Byzanz erscheint im Kontrast zum verdreckten, verdummten Westeuropa des sogenannten Mittelalters ausgesprochen strahlend. So wie China war es aber zentralistisch von mehr oder weniger starker Hand regiert. Hinzu kommt die hier noch bedeutendere Rolle der Religion. Zwar gab es keine echte Gleichsetzung des Kaisers mit dem obersten kirchlichen Repräsentanten, die Verquickung war aber sehr stark. Anders im Westen. Zu klären, was des Kaisers ist und was Gottes ist, wurde durch den im Schnee von Canossa knienden Heinrich IV. erzwungen.
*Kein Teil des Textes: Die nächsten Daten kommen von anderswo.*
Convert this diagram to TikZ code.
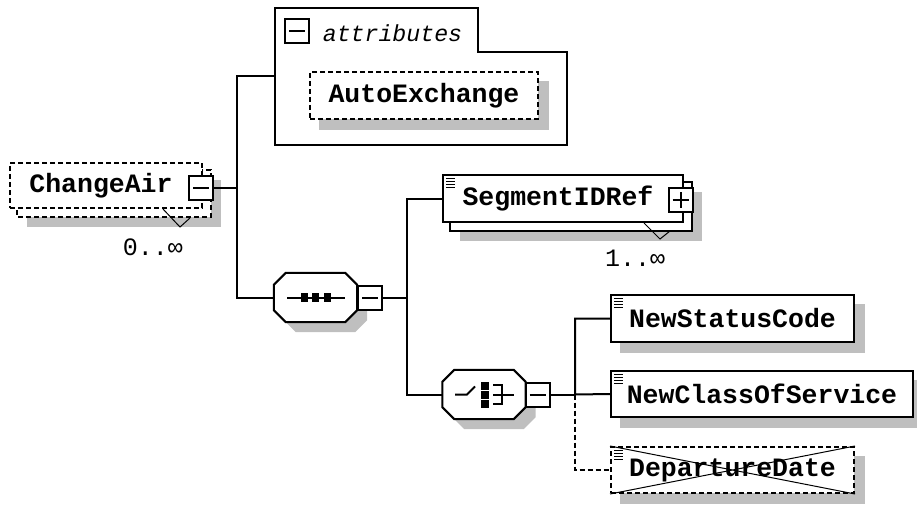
\documentclass[tikz,border=0pt]{standalone}
\usepackage{fontspec}
\setmonofont{Liberation Mono}
\usetikzlibrary{backgrounds}

\tikzset{
  elem/.style={draw, fill=white, line width=2pt, inner sep=0pt,
    font=\ttfamily\bfseries\fontsize{26.5}{28}\selectfont},
  optelem/.style={elem, dash pattern=on 5pt off 3pt},
  shade/.style={fill=black!25, draw=none},
  tog/.style={draw, fill=white, line width=2pt, minimum size=24pt, inner sep=0pt,
    path picture={\draw[line width=2pt] ([xshift=4pt]path picture bounding box.west) -- ([xshift=-4pt]path picture bounding box.east);}},
  plustog/.style={draw, fill=white, line width=2pt, minimum size=24pt, inner sep=0pt,
    path picture={\draw[line width=2pt] ([xshift=4pt]path picture bounding box.west) -- ([xshift=-4pt]path picture bounding box.east)
      ([yshift=4pt]path picture bounding box.south) -- ([yshift=-4pt]path picture bounding box.north);}},
  compbox/.style={minimum width=83pt, minimum height=49pt, inner sep=0pt},
  conn/.style={line width=2pt},
  occ/.style={font=\ttfamily\fontsize{25}{26}\selectfont, inner sep=0pt},
}
\newcommand\docicon[1]{\foreach \k in {0,...,3} \draw[line width=1pt] ([shift={(4,4+3*\k)}]#1.north west) -- ++(9,0);}
\newcommand\octpath[1]{([xshift=12pt]#1.north west) -- ([xshift=-12pt]#1.north east) -- ([yshift=-12pt]#1.north east)
  -- ([yshift=12pt]#1.south east) -- ([xshift=-12pt]#1.south east) -- ([xshift=12pt]#1.south west)
  -- ([yshift=12pt]#1.south west) -- ([yshift=-12pt]#1.north west) -- cycle}

\begin{document}
\begin{tikzpicture}[x=1pt, y=-1pt]
  \useasboundingbox (0,0) rectangle (917,505);
  % elements
  \node[optelem, minimum width=192pt, minimum height=45pt] (changeair) at (106,185.5) {ChangeAir\hspace*{10pt}};
  \node[optelem, minimum width=228pt, minimum height=47pt] (autoex) at (424,95.5) {AutoExchange};
  \node[elem, minimum width=240pt, minimum height=47pt] (segid) at (563,198.5) {SegmentIDRef\hspace*{10pt}};
  \node[elem, minimum width=243pt, minimum height=47pt] (status) at (732.5,318.5) {NewStatusCode};
  \node[elem, minimum width=302pt, minimum height=46pt] (classsvc) at (762,394) {NewClassOfService};
  \node[optelem, minimum width=243pt, minimum height=46pt] (depdate) at (732.5,470) {DepartureDate};
  \draw[line width=1pt] (depdate.north west) -- (depdate.south east) (depdate.south west) -- (depdate.north east);
  \docicon{segid} \docicon{status} \docicon{classsvc} \docicon{depdate}
  % attributes group
  \node[minimum width=292pt, minimum height=137pt, inner sep=0pt] (attr) at (421,76.5) {};
  \draw[conn] (attr.north west) -- ([shift={(-89,0)}]attr.north east) -- ([shift={(-89,44)}]attr.north east)
    -- ([shift={(0,44)}]attr.north east) -- (attr.south east) -- (attr.south west) -- cycle;
  \node[tog] (attrtog) at (297,31) {};
  \node[font=\ttfamily\itshape\fontsize{23.2}{25}\selectfont, inner sep=0pt] (attrlabel) at (392.5,33) {attributes};
  % compositors
  \node[compbox] (seq) at (315.5,297.5) {};
  \draw[conn, fill=white] \octpath{seq};
  \draw[conn] ([xshift=-28.5pt]seq.center) -- ([xshift=29.5pt]seq.center);
  \foreach \dx in {-11.5,0,11.5} \fill ([shift={(\dx-3.5,-4.5)}]seq.center) rectangle ++(7,9);
  \node[compbox] (choice) at (484,394.5) {};
  \draw[conn, fill=white] \octpath{choice};
  \draw[conn] ([shift={(-29,0)}]choice.center) -- ++(12,0) -- ++(8,-8);
  \foreach \dy in {-9,0,9} \fill ([shift={(-3,\dy-4)}]choice.center) rectangle ++(7.5,8);
  \draw[conn] ([shift={(9,-10)}]choice.center) -- ++(9,0) -- ++(0,19) -- ++(-9,0)
    ([shift={(9,0)}]choice.center) -- ++(21,0);
  % toggles
  \node[tog] (chtog) at (201,187.5) {};
  \node[plustog] (segtog) at (680.5,199.5) {};
  \node[tog] (seqtog) at (370,297.5) {};
  \node[tog] (choicetog) at (537.5,394.5) {};
  % occurrences
  \draw[line width=1pt] ([xshift=-40pt]changeair.south east) -- ++(17,18) -- ++(10,-9);
  \draw[line width=1pt] ([xshift=-40pt]segid.south east) -- ++(16,16) -- ++(10,-8);
  \node[occ] (chocc) at ([shift={(-50,38)}]changeair.south east) {0..∞};
  \node[occ] (segocc) at ([shift={(-49,35)}]segid.south east) {1..∞};
  % connectors
  \coordinate (trunk) at (237,187.5);
  \coordinate (seqbus) at (407,297.5);
  \coordinate (choicebus) at (575,394.5);
  \draw[conn] (chtog.east) -- (trunk);
  \draw[conn] (attr.west) -| (trunk) |- (seq.west);
  \draw[conn] (seqtog.east) -- (seqbus);
  \draw[conn] (segid.west) -| (seqbus) |- (choice.west);
  \draw[conn] (choicetog.east) -- (choicebus);
  \draw[conn] (status.west) -| (choicebus) -- (classsvc.west);
  \draw[conn, dash pattern=on 5pt off 3pt] (choicebus) |- (depdate.west);
  % shadows and copies
  \begin{scope}[on background layer]
    \foreach \n in {autoex,status,classsvc,depdate}
      \fill[shade] ([shift={(10,10)}]\n.north west) rectangle ([shift={(10,10)}]\n.south east);
    \foreach \n in {changeair,segid}
      \fill[shade] ([shift={(18,18)}]\n.north west) rectangle ([shift={(18,18)}]\n.south east);
    \node[compbox] (seqsh) at ([shift={(10,10)}]seq.center) {};
    \node[compbox] (choicesh) at ([shift={(10,10)}]choice.center) {};
    \fill[shade] \octpath{seqsh};
    \fill[shade] \octpath{choicesh};
    \draw[optelem] ([shift={(8,8)}]changeair.north west) rectangle ([shift={(8,8)}]changeair.south east);
    \draw[elem] ([shift={(8,8)}]segid.north west) rectangle ([shift={(8,8)}]segid.south east);
  \end{scope}
\end{tikzpicture}
\end{document}
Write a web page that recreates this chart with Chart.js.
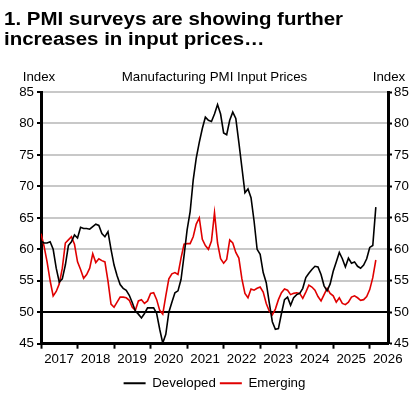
<!DOCTYPE html>
<html>
<head>
<meta charset="utf-8">
<script src="https://cdn.jsdelivr.net/npm/chart.js@4.4.1/dist/chart.umd.min.js"></script>
<style>
    html, body { margin: 0; padding: 0; background: #fff; }
    #wrap { position: relative; width: 418px; height: 397px; }
    #chart { position: absolute; left: 0; top: 0; }
    #title {
        position: absolute; left: 4px; top: 9px; margin: 0;
        font: bold 17.5px/20px "Liberation Sans", Arial, sans-serif;
        white-space: nowrap; color: #000;
        transform: scaleX(1.17); transform-origin: left top;
    }
</style>
</head>
<body>
<div id="wrap">
    <canvas id="chart" width="418" height="397"></canvas>
    <h1 id="title">1. PMI surveys are showing further<br>increases in input prices…</h1>
</div>
<script>
/* global Chart */

// monthly, Jan 2017 onwards
const years = ['2017', '2018', '2019', '2020', '2021', '2022', '2023', '2024', '2025', '2026'];
const yTicks = [45, 50, 55, 60, 65, 70, 75, 80, 85];

const developed = [
    61.3, 61.0, 61.0, 61.2, 60.0, 57.0, 54.8, 55.3, 57.5, 60.6, 61.2, 62.3,
    61.8, 63.5, 63.3, 63.3, 63.2, 63.6, 64.0, 63.8, 62.5, 62.0, 62.8, 60.0,
    57.5, 55.8, 54.4, 53.8, 53.5, 52.7, 51.5, 50.2, 49.7, 49.1, 49.8, 50.7,
    50.7, 50.7, 49.8, 47.3, 45.1, 46.5, 50.0, 51.6, 53.1, 53.4, 55.2, 59.0,
    63.1, 66.0, 71.0, 74.5, 77.0, 79.2, 81.0, 80.5, 80.3, 81.5, 83.0, 81.5,
    78.5, 78.2, 80.5, 81.8, 80.8, 77.0, 73.0, 69.0, 69.6, 68.2, 64.5, 60.0,
    59.2, 56.3, 54.7, 51.5, 48.5, 47.3, 47.4, 49.8, 52.0, 52.4, 51.1, 52.3,
    52.8, 53.0, 53.8, 55.5, 56.2, 56.8, 57.3, 57.2, 56.0, 54.2, 53.4, 54.5,
    56.5, 58.0, 59.5, 58.5, 57.2, 58.6, 57.8, 58.0, 57.3, 57.0, 57.5, 58.5,
    60.3, 60.6, 66.7
];

const emerging = [
    62.5, 60.5, 58.0, 55.0, 52.6, 53.3, 54.5, 57.0, 61.0, 61.5, 62.0, 60.8,
    58.0, 56.8, 55.4, 56.0, 57.0, 59.3, 57.9, 58.5, 58.2, 58.0, 55.0, 51.3,
    50.8, 51.6, 52.4, 52.4, 52.3, 51.9, 50.8, 50.3, 51.8, 52.0, 51.4, 51.8,
    53.0, 53.1, 52.0, 50.3, 49.7, 52.6, 55.3, 56.1, 56.3, 56.0, 58.6, 60.8,
    60.9, 60.9, 62.0, 64.0, 65.0, 61.6, 60.6, 60.0, 61.3, 65.8, 61.0, 58.5,
    57.8, 58.4, 61.5, 61.0, 59.5, 58.6, 55.3, 53.0, 52.3, 53.7, 53.5, 53.8,
    54.0, 53.2, 51.4, 50.2, 49.6, 50.5, 52.0, 53.1, 53.7, 53.5, 52.8, 53.0,
    53.1, 53.0, 52.2, 53.2, 54.3, 54.0, 53.5, 52.5, 51.8, 52.8, 53.8, 53.0,
    52.6, 51.6, 52.3, 51.4, 51.2, 51.6, 52.4, 52.6, 52.3, 51.9, 52.0, 52.5,
    53.6, 55.5, 58.3
];

function pickFont() {
    const c = document.createElement('canvas').getContext('2d');
    c.font = '16px "Liberation Sans Narrow"';
    const narrow = c.measureText('Manufacturing PMI').width;
    c.font = '16px "Liberation Sans"';
    const regular = c.measureText('Manufacturing PMI').width;
    if (narrow < regular * 0.9) {
        return { family: '"Liberation Sans Narrow"', size: 16 };
    }
    return { family: '"Liberation Sans", Arial, sans-serif', size: 13.3 };
}

const font = pickFont();
const tickFont = { family: font.family, size: font.size };

const toPoints = values => values.map((v, i) => ({ x: i, y: v }));
const setYTicks = scale => { scale.ticks = yTicks.map(v => ({ value: v })); };

const headerLabels = {
    id: 'headerLabels',
    afterDraw(chart) {
        const { ctx, chartArea } = chart;
        ctx.save();
        ctx.font = `${font.size}px ${font.family}`;
        ctx.fillStyle = '#000';
        ctx.textAlign = 'center';
        ctx.textBaseline = 'alphabetic';
        ctx.fillText('Index', chartArea.left - 2, 81);
        ctx.fillText('Manufacturing PMI Input Prices', (chartArea.left + chartArea.right) / 2, 81);
        ctx.fillText('Index', chartArea.right + 1, 81);
        ctx.restore();
    },
};

new Chart(document.getElementById('chart'), {
    type: 'line',
    data: {
        datasets: [
            {
                label: 'Developed',
                data: toPoints(developed),
                borderColor: '#000',
                backgroundColor: '#000',
                borderWidth: 1.6,
                pointRadius: 0,
                yAxisID: 'y',
            },
            {
                label: 'Emerging',
                data: toPoints(emerging),
                borderColor: '#e00000',
                backgroundColor: '#e00000',
                borderWidth: 1.6,
                pointRadius: 0,
                yAxisID: 'y',
            },
        ],
    },
    options: {
        responsive: false,
        animation: false,
        devicePixelRatio: 1,
        layout: { padding: { top: 92, bottom: -3, left: 0, right: 0 } },
        plugins: {
            tooltip: { enabled: false },
            legend: {
                position: 'bottom',
                fullSize: false,
                labels: {
                    boxWidth: 22,
                    boxHeight: 2,
                    padding: 4,
                    color: '#000',
                    font: tickFont,
                    generateLabels: chart => Chart.defaults.plugins.legend.labels
                        .generateLabels(chart)
                        .map(item => ({ ...item, lineWidth: 0 })),
                },
            },
        },
        scales: {
            x: {
                type: 'linear',
                min: 0,
                max: 114,
                afterBuildTicks: scale => { scale.ticks = years.map((y, i) => ({ value: i * 12 })); },
                afterFit: scale => { scale.height = 29; },
                grid: { drawOnChartArea: false, tickLength: 5, tickColor: '#000', tickWidth: 2 },
                border: { color: '#000', width: 3 },
                ticks: {
                    color: '#000',
                    font: tickFont,
                    padding: 3,
                    labelOffset: 18,
                    maxRotation: 0,
                    autoSkip: false,
                    callback: (value, index) => years[index],
                },
            },
            y: {
                position: 'left',
                min: 45,
                max: 85,
                afterBuildTicks: setYTicks,
                afterFit: scale => { scale.width = 41; },
                grid: {
                    color: c => (c.tick && (c.tick.value === 50 || c.tick.value === 45)) ? '#000' : '#c8c8c8',
                    lineWidth: 2,
                    tickLength: 4,
                    tickColor: '#000',
                    tickWidth: 2,
                },
                border: { color: '#000', width: 3 },
                ticks: { color: '#000', font: tickFont, padding: 3 },
            },
            y1: {
                position: 'right',
                min: 45,
                max: 85,
                afterBuildTicks: setYTicks,
                afterFit: scale => { scale.width = 30; },
                grid: { drawOnChartArea: false, tickLength: 4, tickColor: '#000', tickWidth: 2 },
                border: { color: '#000', width: 3 },
                ticks: { color: '#000', font: tickFont, padding: 2 },
            },
        },
    },
    plugins: [headerLabels],
});
</script>
</body>
</html>
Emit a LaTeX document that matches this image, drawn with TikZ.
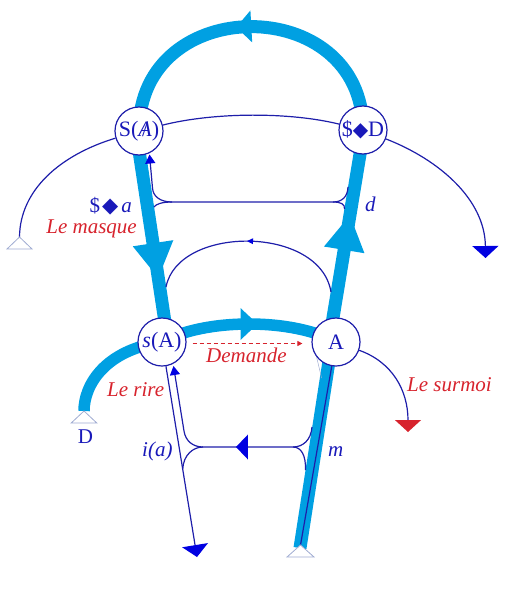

Säkularisierung ist ein rein westeuropäisches Phänomen.
Die Araber werden häufig als Bewahrer und Wiederentdecker antiken Wissens gewürdigt, lange vor der sogenannten Renaissance. Doch sie waren auch selbst innovativ. Die Null als mathematische Einheit würden wir ohne sie nicht kennen. Viele technische Neuerungen kamen von ihnen, Grundlagen der modernen Medizin, auch erste Flugversuche.
Das so schnell zustande gekommene Kalifat zerfiel zwar ebenso schnell in Teilreiche, die sich häufig bekämpften. Doch auch hier zeigt sich das gleiche Schema wie in Byzanz. Eigenständige ökonomische Entwicklungen an der Basis werden unterdrückt. Und die Verbindung von Staat und Religion ist mindestens genauso eng wie in Konstantinopel.
Es klingt wie ein dämlicher Werbeslogan. Aber offensichtlich sind Freiheit (sei diese auch nur der Schwäche der vielen kleinen Fürsten zu verdanken) und Kapitalismus im Geburtsstadium Geschwister. Wo es eine starke Zentralmacht gab und eine starke religiöse Autorität, konnte es nichts werden mit dem Risikokapital.
(1) Angela Schottenhammer: Eine chinesische Weltordnung. In: Die Welt im 16. Jahrhundert. Reihe Globalgeschichte. Wien: Mandelbaum 2008; S. 318.